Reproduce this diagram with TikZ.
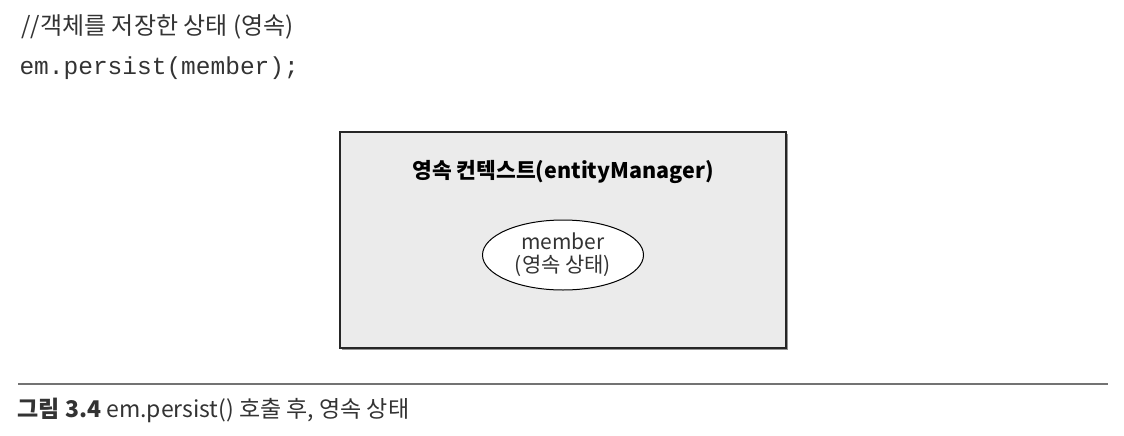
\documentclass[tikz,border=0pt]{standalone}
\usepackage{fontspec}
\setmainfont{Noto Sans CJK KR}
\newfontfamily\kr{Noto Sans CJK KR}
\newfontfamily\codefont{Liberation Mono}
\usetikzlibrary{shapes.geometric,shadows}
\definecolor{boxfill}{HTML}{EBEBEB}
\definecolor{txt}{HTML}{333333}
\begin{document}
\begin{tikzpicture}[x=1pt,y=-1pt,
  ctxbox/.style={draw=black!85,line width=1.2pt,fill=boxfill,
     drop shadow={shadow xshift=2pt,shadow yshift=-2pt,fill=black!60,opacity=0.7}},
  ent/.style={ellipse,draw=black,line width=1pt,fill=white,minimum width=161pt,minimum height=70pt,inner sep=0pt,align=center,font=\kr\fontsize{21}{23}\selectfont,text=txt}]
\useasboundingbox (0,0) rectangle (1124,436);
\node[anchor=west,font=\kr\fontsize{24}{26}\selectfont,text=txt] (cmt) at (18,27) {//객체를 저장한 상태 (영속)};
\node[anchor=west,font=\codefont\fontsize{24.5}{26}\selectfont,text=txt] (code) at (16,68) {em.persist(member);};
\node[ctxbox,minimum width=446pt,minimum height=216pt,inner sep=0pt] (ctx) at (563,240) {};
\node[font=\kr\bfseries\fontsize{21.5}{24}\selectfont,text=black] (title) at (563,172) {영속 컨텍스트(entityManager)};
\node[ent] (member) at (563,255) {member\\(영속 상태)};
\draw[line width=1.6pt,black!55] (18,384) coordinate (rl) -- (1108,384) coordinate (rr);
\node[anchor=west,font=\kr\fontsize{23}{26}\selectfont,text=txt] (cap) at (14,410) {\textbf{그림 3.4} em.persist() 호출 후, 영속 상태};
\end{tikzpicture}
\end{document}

============

WORK REQUIRED: Reproduce the material above in full, exactly, with no images.

OUTPUT OF THE TASK:
Reproduce this diagram with TikZ.
\documentclass[tikz,border=0pt]{standalone}
\usepackage{fontspec}
\setmainfont{Noto Sans CJK KR}
\newfontfamily\kr{Noto Sans CJK KR}
\newfontfamily\codefont{Liberation Mono}
\usetikzlibrary{shapes.geometric,shadows}
\definecolor{boxfill}{HTML}{EBEBEB}
\definecolor{txt}{HTML}{333333}
\begin{document}
\begin{tikzpicture}[x=1pt,y=-1pt,
  ctxbox/.style={draw=black!85,line width=1.2pt,fill=boxfill,
     drop shadow={shadow xshift=2pt,shadow yshift=-2pt,fill=black!60,opacity=0.7}},
  ent/.style={ellipse,draw=black,line width=1pt,fill=white,minimum width=161pt,minimum height=70pt,inner sep=0pt,align=center,font=\kr\fontsize{21}{23}\selectfont,text=txt}]
\useasboundingbox (0,0) rectangle (1124,436);
\node[anchor=west,font=\kr\fontsize{24}{26}\selectfont,text=txt] (cmt) at (18,27) {//객체를 저장한 상태 (영속)};
\node[anchor=west,font=\codefont\fontsize{24.5}{26}\selectfont,text=txt] (code) at (16,68) {em.persist(member);};
\node[ctxbox,minimum width=446pt,minimum height=216pt,inner sep=0pt] (ctx) at (563,240) {};
\node[font=\kr\bfseries\fontsize{21.5}{24}\selectfont,text=black] (title) at (563,172) {영속 컨텍스트(entityManager)};
\node[ent] (member) at (563,255) {member\\(영속 상태)};
\draw[line width=1.6pt,black!55] (18,384) coordinate (rl) -- (1108,384) coordinate (rr);
\node[anchor=west,font=\kr\fontsize{23}{26}\selectfont,text=txt] (cap) at (14,410) {\textbf{그림 3.4} em.persist() 호출 후, 영속 상태};
\end{tikzpicture}
\end{document}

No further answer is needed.